An Arizona rancher who was ordered to pay nearly $90,000 in punitive damages to undocumented immigrants he confronted, with a gun, is going to request a rehearing, his attorney said.
“We’ll be filing a motion for a rehearing,” said David T. Hardy, who is representing Roger Barnett. “He feels he got screwed. I have some sympathy for that view.”
The U.S. Ninth Circuit Court of Appeals last week upheld a lower court verdict ordering Barnett to pay the damages for the 2004 incident, in which the plaintiffs claimed that he approached them with his dog and said he’d shoot them if they tried to leave.
The court said that an Arizona law permitted a person to threaten to use – or actually use – physical force against someone else when that person believes it is necessary for protection “against the other’s use or attempted use of unlawful physical force.”
But the court said that Barnett held them at gunpoint even after becoming aware that no one in the group of 16 men and women was armed, and so he could not use the argument of self-defense.
“Basically they said he took his pistol out and kept his pistol out longer than necessary,” Hardy said.

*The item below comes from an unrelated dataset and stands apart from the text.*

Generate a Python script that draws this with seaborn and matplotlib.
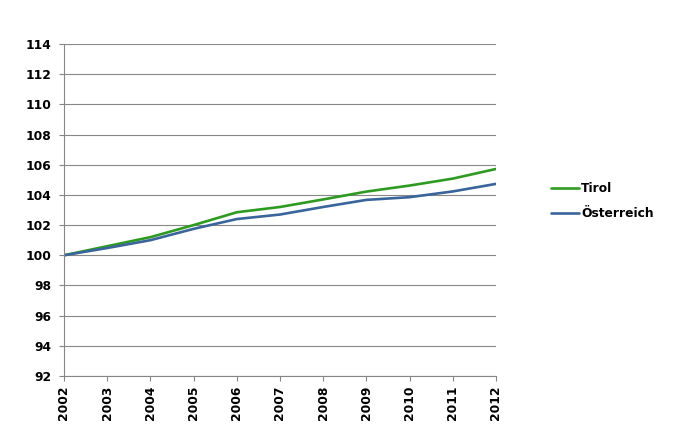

In fact, Hardy added, Barnett put his gun away after realizing that no one in the group was armed, and after feeling he was not in physical danger.
“What they [judges] missed was that once he saw they were harmless, he holstered his gun,” Hardy said. “When the Border Patrol showed up, [the pistol] was in his holster.”
David Hinojosa, southwest regional counsel for the Mexican American Legal Defense & Educational Fund, which represented the plaintiffs in the suit against Barnett, said he is confident the Ninth Circuit Court will deny a rehearing.
"He pointed the barrel of the gun at every single one of those immigrants," said Hinojosa, who was co-counsel in the case. "He apparently didn't remember yelling racial epithets at the people, or making one lady break down to the point of crying and praying to be let go."
"The jury believed the immigrants, they didn't believe him," he said. "It's just a simple delay tactic for Barnett rather than just paying the debt."
After the Ninth Circuit Court’s ruling, MALDEF released a statement that said: “Today's ruling sends the strong message that vigilantes will not be tolerated in Arizona.”
Hardy took exception at MALDEF’s description of Barnett as a trigger-happy vigilante.
He said Barnett has been “swamped” by the impact of undocumented immigrants and drug smugglers coming onto his property. Hardy said "the FBI twice told him his life was in danger."
“Whole areas of his land have been covered in trash” left behind by people crossing on it illegally, Hardy said. “Some are parties of illegal entrants, sometimes there are groups of 40 or 50. He has drug smugglers come through too. They take vehicles and plow through his fence.”
“He doesn’t like illegal immigrants trashing his land,” Hardy said. “I don’t think before he cared about the issue [immigration] one way or the other.”
Hinojosa said Barnett has acted overzealously in the past when encountering undocumented immigrants.
"He's notorious for going on to other people's lands and assaulting immigrants in the same or similar manner," Hinojosa said. "There's a difference between wanting to arm yourself for protection, and wanting to commit assault. The American system doesn't tolerate the Wild West."